Il n’est pas contesté que Madame [S] [V] reste redevable d’un solde d’honoraires modeste par rapport au montant total facturé.

Or en invoquant de multiples manquements du maître d’œuvre, dont seule une expertise permettra de vérifier la pertinence, elle oppose une exception de non exécution de nature à faire échec à la demande en paiement de la provision sur le solde des honoraires, de sorte qu’il convient de débouter la S.A.R.L. ARCHITECTURE A.2B de sa demande reconventionnelle.

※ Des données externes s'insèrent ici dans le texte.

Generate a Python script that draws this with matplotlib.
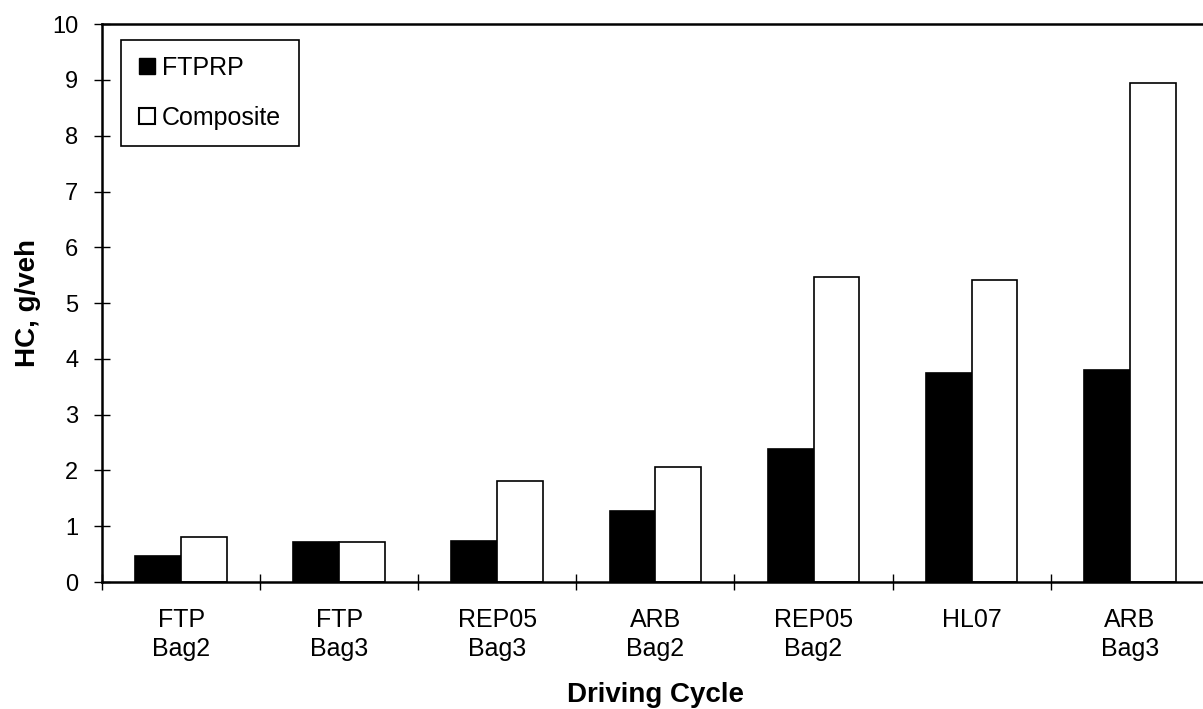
import matplotlib.pyplot as plt
import numpy as np
from matplotlib.lines import Line2D

plt.rcParams['font.family'] = ['Liberation Sans', 'DejaVu Sans']

cycles = ["FTP\nBag2", "FTP\nBag3", "REP05\nBag3", "ARB\nBag2",
          "REP05\nBag2", "HL07", "ARB\nBag3"]
ftprp = [0.47, 0.72, 0.73, 1.27, 2.38, 3.75, 3.80]
composite = [0.81, 0.72, 1.82, 2.06, 5.47, 5.42, 8.95]


def main():
    fig = plt.figure(figsize=(12.03, 7.09), dpi=100)
    ax = fig.add_axes([0.0848, 0.179, 0.920, 0.787])

    x = np.arange(len(cycles))
    w = 0.29
    ax.bar(x - w / 2, ftprp, w, color="black", ec="black", lw=1.2)
    ax.bar(x + w / 2, composite, w, color="white", ec="black", lw=1.2)

    ax.set_xlim(-0.5, len(cycles) - 0.5)
    ax.set_ylim(0, 10)
    ax.set_yticks(range(11))
    ax.set_xticks(x)
    ax.set_xticklabels(cycles, fontsize=18, linespacing=1.25)
    ax.set_xticks(np.append(x[:-1] + 0.5, -0.5), minor=True)
    ax.tick_params(axis="x", which="major", length=0, pad=19)
    ax.tick_params(axis="x", which="minor", direction="inout", length=12, width=1)
    ax.tick_params(axis="y", direction="inout", length=12, width=1, labelsize=17, pad=11)

    for s in ax.spines.values():
        s.set_linewidth(1.8)

    ax.set_ylabel("HC, g/veh", fontsize=20, fontweight="bold", labelpad=8)
    ax.set_xlabel("Driving Cycle", fontsize=20, fontweight="bold", labelpad=15)

    handles = [
        Line2D([], [], marker="s", ls="", mfc="black", mec="black", ms=12),
        Line2D([], [], marker="s", ls="", mfc="white", mec="black", ms=12, mew=1.5),
    ]
    leg = ax.legend(handles, ["FTPRP", "Composite"], loc="upper left",
                    bbox_to_anchor=(0.0172, 0.790, 0.1608, 0.1813), mode="expand",
                    fontsize=18, frameon=True, fancybox=False, edgecolor="black",
                    framealpha=1, handlelength=0.84, handletextpad=0.16,
                    labelspacing=1.06, borderpad=0.62, borderaxespad=0)
    leg.get_frame().set_linewidth(1.2)

    fig.savefig("out.png", dpi=100)
    plt.close(fig)


if __name__ == '__main__':
    main()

Sur la demande d’expertise :

Madame [S] [V] présente des copies des documents suivants :
– contrat d’architecte du 24/01/19,
– descriptif et estimatif du projet,
– procès-verbal de réception du 14/12/22,
– factures ARCHITECTURE A.2B,
– courriers,
– procès-verbal de constat de commissaire de justice du 22/01/24,
– facture MACONNERIE DE LA DIVATTE [W] [C],
– marché de travaux [N] TP,
– devis descriptif et quantitatif [N] TP,
– devis MENES ENERGIES.

Il résulte des pièces produites et des explications données que les causes et conséquences des désordres dont se plaint Madame [S] [V] relatifs aux travaux exécutés chez elle sont en litige.

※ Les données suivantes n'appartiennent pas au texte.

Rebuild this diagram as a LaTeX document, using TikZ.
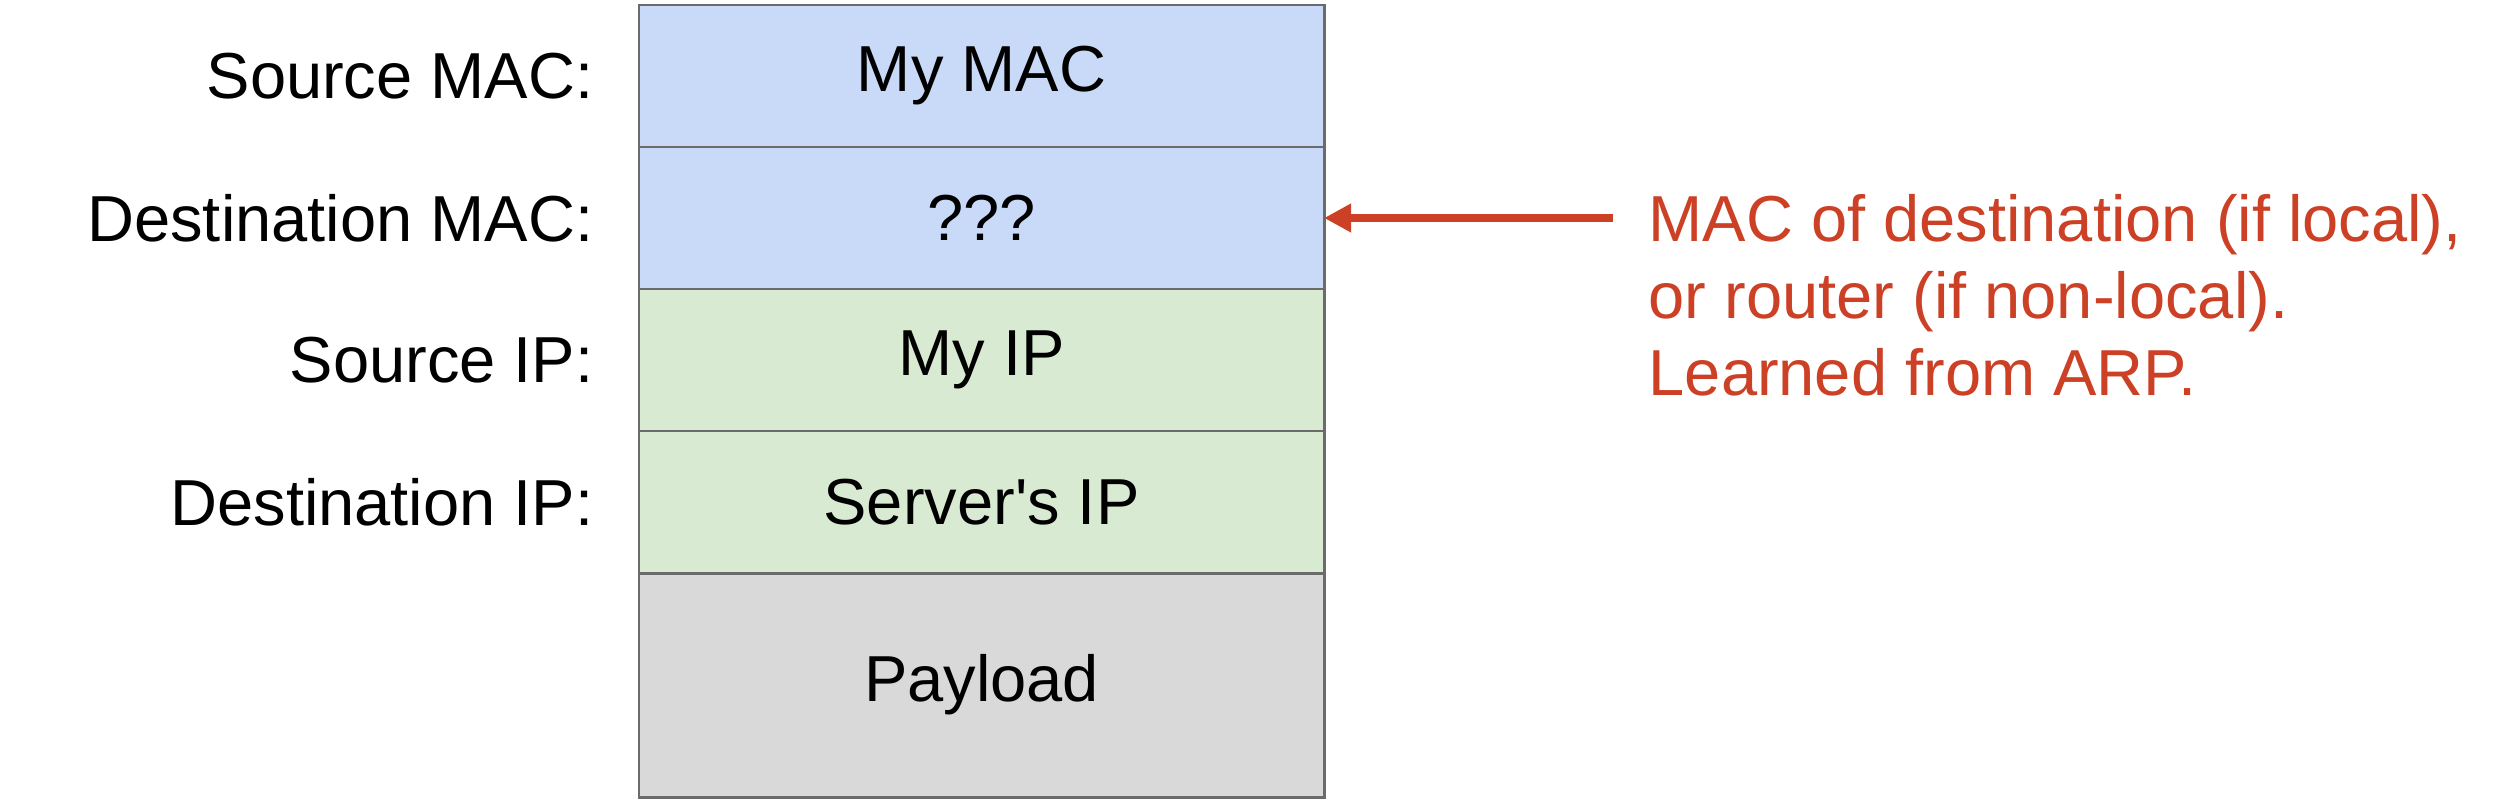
\documentclass[tikz,border=0pt]{standalone}
\usepackage{fontspec}
\setmainfont{Liberation Sans}
\usetikzlibrary{positioning, arrows.meta}
\definecolor{macblue}{HTML}{C9DAF8}
\definecolor{ipgreen}{HTML}{D9EAD3}
\definecolor{datagray}{HTML}{D9D9D9}
\definecolor{edgegray}{HTML}{6B6B6B}
\definecolor{notered}{HTML}{CC4125}
\tikzstyle{cell} = [rectangle, draw=edgegray, line width=0.85pt, outer sep=0pt, minimum width=6.85cm, minimum height=1.42cm, text centered]
\tikzstyle{maccell} = [cell, fill=macblue]
\tikzstyle{ipcell} = [cell, fill=ipgreen]
\tikzstyle{datacell} = [cell, fill=datagray, minimum height=2.24cm]
\tikzstyle{fieldlabel} = [inner sep=0pt, anchor=east]
\tikzstyle{note} = [inner sep=0pt, align=left, text=notered, font=\fontsize{18.5pt}{21.9pt}\selectfont]
\tikzstyle{line} = [draw=notered, line width=2pt, -{Triangle[length=2.7mm, width=2.7mm]}]

\begin{document}
\begin{tikzpicture}[font=\fontsize{18.5pt}{21.9pt}\selectfont]
    \useasboundingbox (0,0) rectangle (25.16,-8.02);

    \node[maccell] (srcmac) at (9.815,-0.76) {My MAC};
    \node[maccell, below=0pt of srcmac] (dstmac) {???};
    \node[ipcell, below=0pt of dstmac] (srcip) {My IP};
    \node[ipcell, below=0pt of srcip] (dstip) {Server\textquotesingle s IP};
    \node[datacell, below=0pt of dstip] (payload) {Payload};

    \node[fieldlabel, left=0.45cm of srcmac] (lsrcmac) {Source MAC:};
    \node[fieldlabel, left=0.45cm of dstmac] (ldstmac) {Destination MAC:};
    \node[fieldlabel, left=0.45cm of srcip] (lsrcip) {Source IP:};
    \node[fieldlabel, left=0.45cm of dstip] (ldstip) {Destination IP:};

    \coordinate[right=2.89cm of dstmac.east] (tail);
    \node[note, anchor=base west] (arpnote) at ([xshift=3.5mm, yshift=-17.7mm]tail)
        {MAC of destination (if local),\\or router (if non-local).\\Learned from ARP.};

    \path[line] (tail) -- (dstmac);
\end{tikzpicture}
\end{document}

L’avis d’un technicien du bâtiment permettra d’aider à résoudre le litige et d’éclairer le tribunal s’il est saisi d’une demande.

Il existe donc un motif légitime justifiant l’organisation d’une expertise de nature à établir la preuve des faits dont pourrait dépendre la solution de ce litige en vertu des dispositions de l’article 145 du code de procédure civile.

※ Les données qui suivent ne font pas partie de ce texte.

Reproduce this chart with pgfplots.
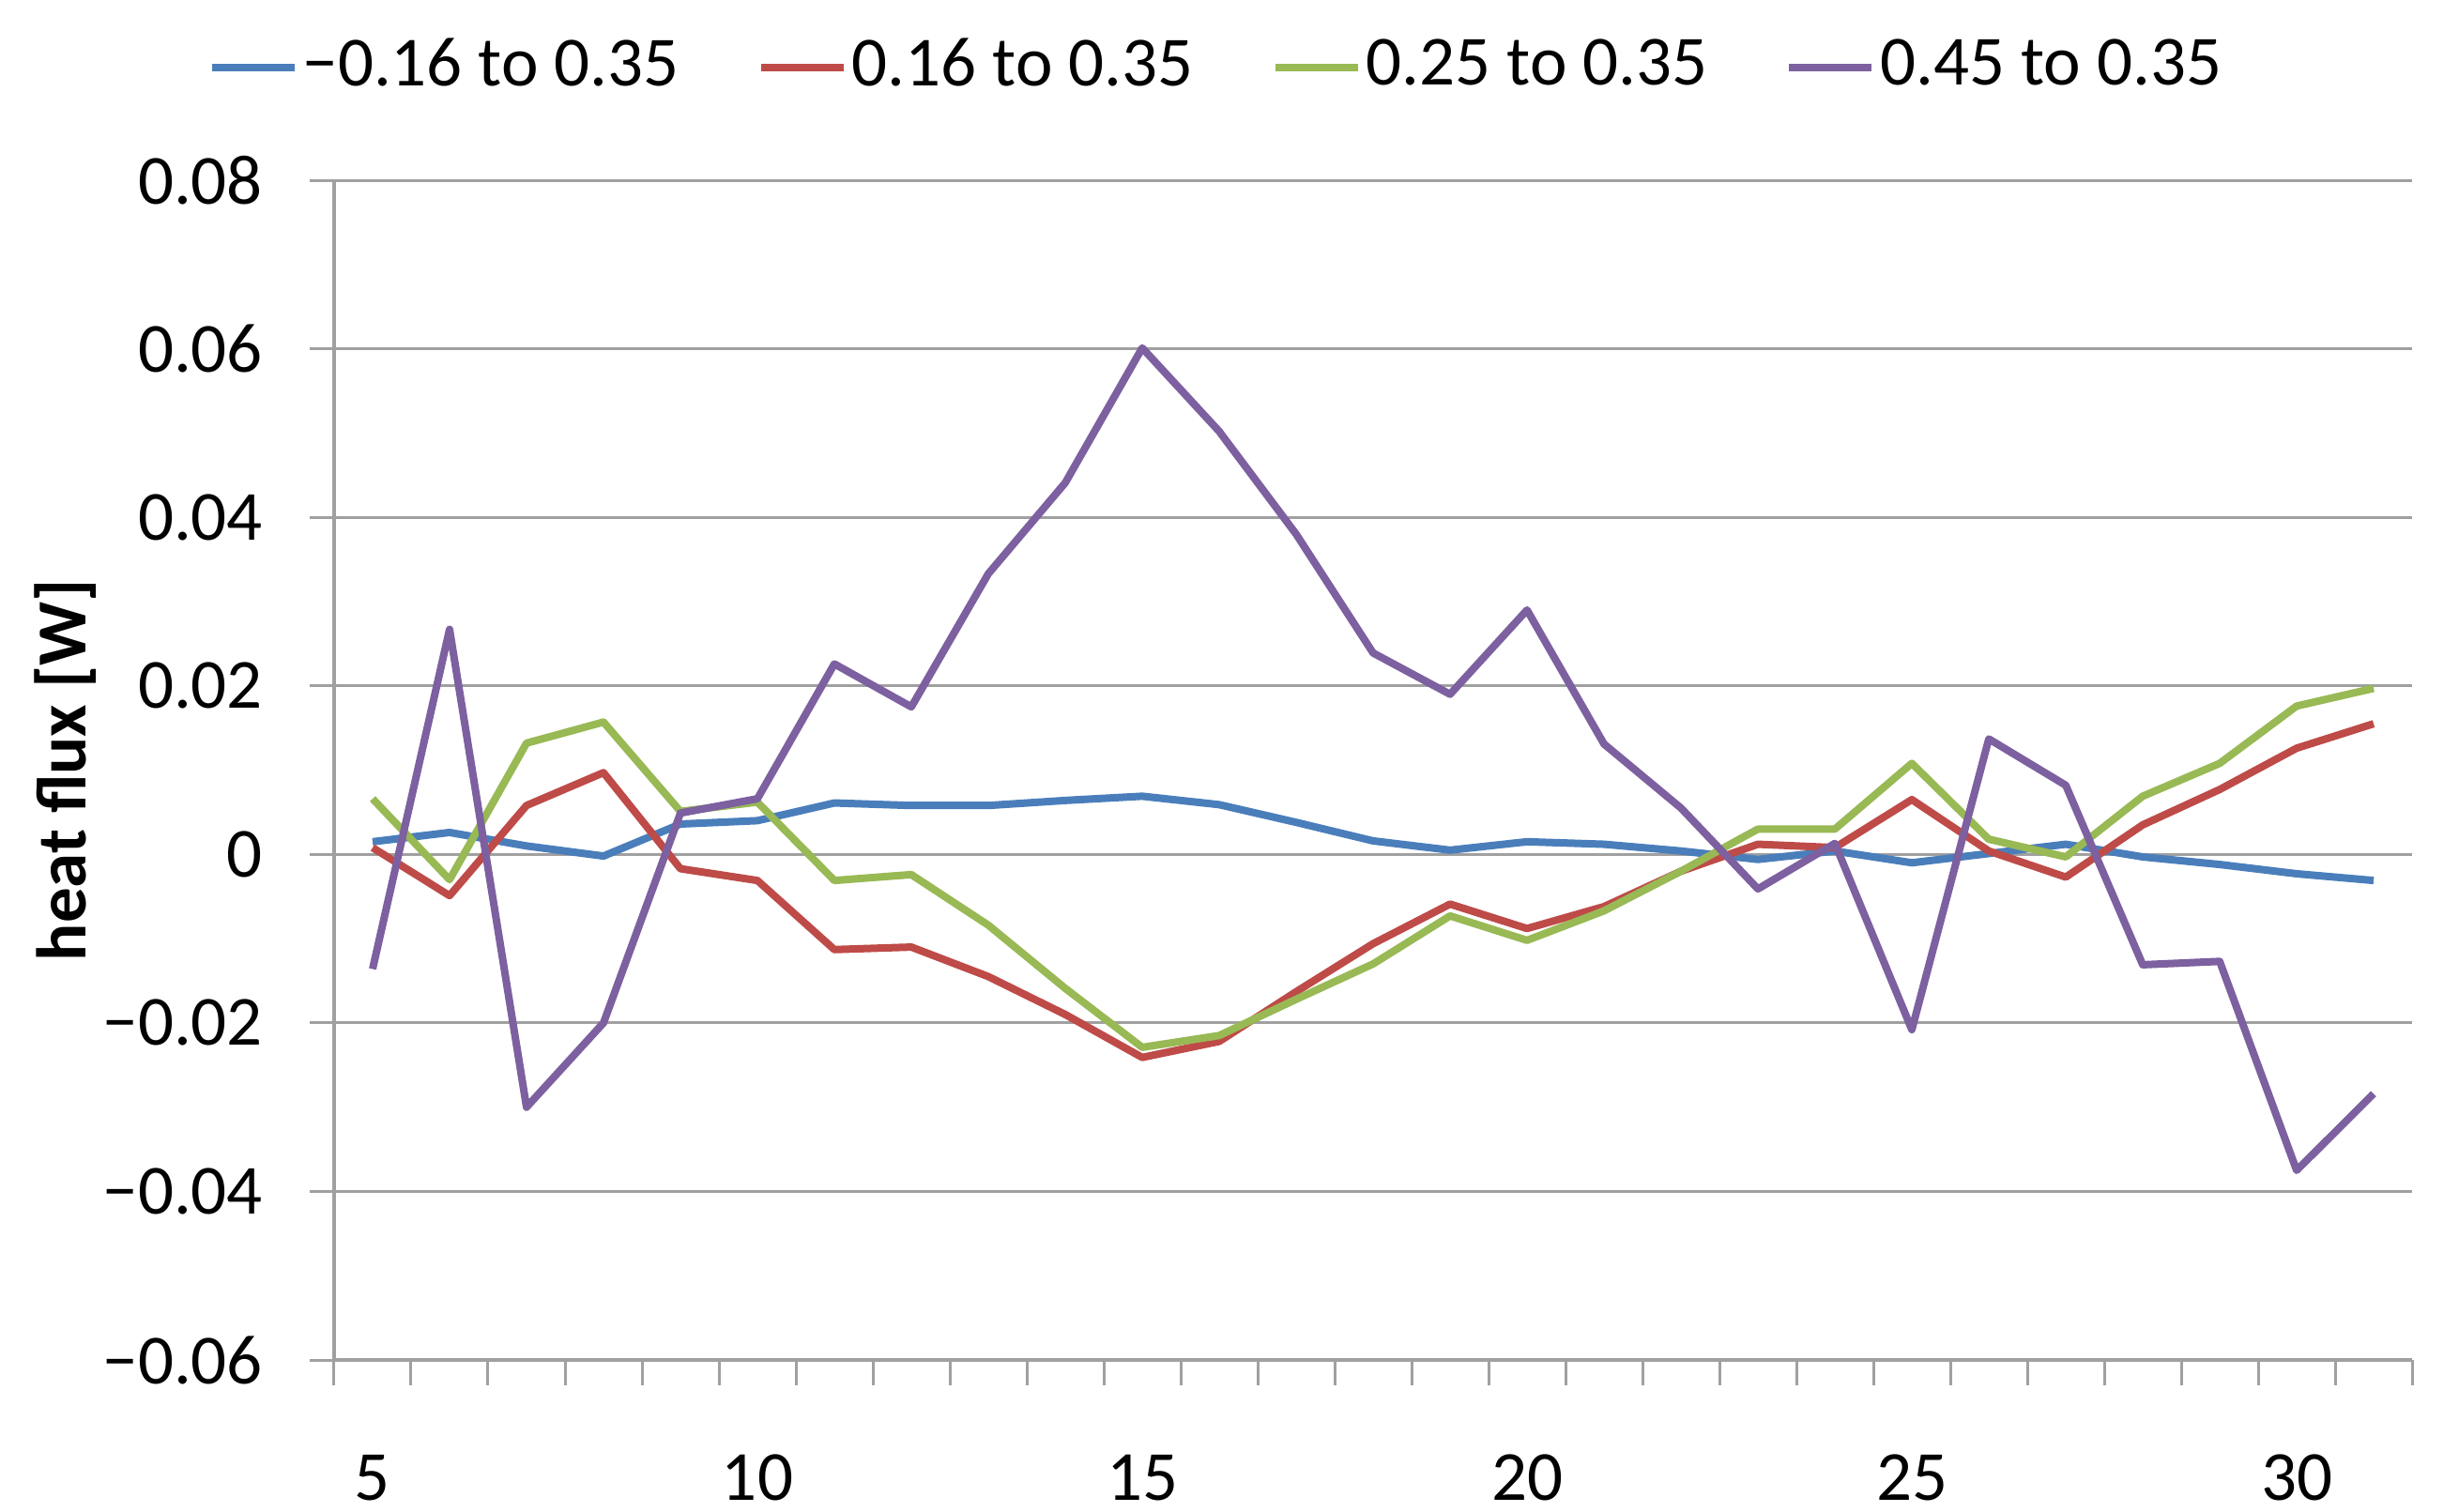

La S.A.S. [Z] HERVE ne saurait obtenir sa mise hors de cause, alors qu’elle a effectué des travaux d’électricité dont la qualité est discutée, et que la sécurité de l’installation est mise en doute avec à l’appui un constat de commissaire de justice et un devis de reprise des travaux, dont seul l’avis de l’expert permettra de vérifier s’ils sont pertinents ou non.

Sur les frais :

Il est en l’état impossible de déterminer une partie perdante, de telle sorte que chaque partie gardera ses dépens à sa charge. Il est équitable de ne fixer aucune indemnité en application de l’article 700 du code de procédure civile.

DECISION

Par ces motifs, Nous, juge des référés, statuant publiquement, par ordonnance réputée contradictoire et en premier ressort,

Ordonnons une expertise confiée à

Monsieur [F] [K],
expert près la cour d’appel de Rennes,
demeurant [Adresse 5],
Tél : [XXXXXXXX01], Port. : [XXXXXXXX02],
Mèl : [Courriel 17]

avec mission de :

* prendre connaissance des pièces du dossier, se faire communiquer tous documents utiles, recueillir l’avis des parties, entendre tout sachant, au besoin rédiger un pré-rapport,

* se rendre sur les lieux, visiter l’immeuble, décrire son état général, en précisant s’il présente des désordres ou dégradations en rapport avec les éléments allégués dans l’assignation, la date où ils sont apparus, leur origine et leurs conséquences, et préciser s’ils affectent la solidité de l’ouvrage ou le rendent impropre à sa destination,

* rechercher les causes des désordres en précisant notamment si elles relèvent d’un vice de matériaux ou matériels, d’une erreur de conception ou de pose ou de mise en œuvre, d’une mauvaise exécution de travaux ou d’entretien, d’un non respect de normes en indiquant lesquelles, ainsi qu’à quelles dates des manquements peuvent être relevés et à qui ils sont imputables,

* rechercher si des réserves ont été émises et à quelle date,

* décrire les travaux propres à remédier aux désordres et conséquences diverses, préciser leur nature et estimer leur coût, en distinguant ceux qui pourraient s’avérer urgents,

* donner son avis sur les préjudices subis,

* proposer un compte entre les parties,

* formuler toutes observations techniques utiles à la solution du litige,

Disons que Madame [S] [V] devra consigner au greffe avant le 10 décembre 2024, sous peine de caducité, une somme de 4 000,00 € à valoir sur les honoraires de l’expert,

Disons que l’expert devra déposer son rapport au greffe avant le 31 décembre 2025,

Rejetons toutes autres prétentions plus amples ou contraires

Laissons provisoirement les dépens à la charge de chaque partie qui les a exposés.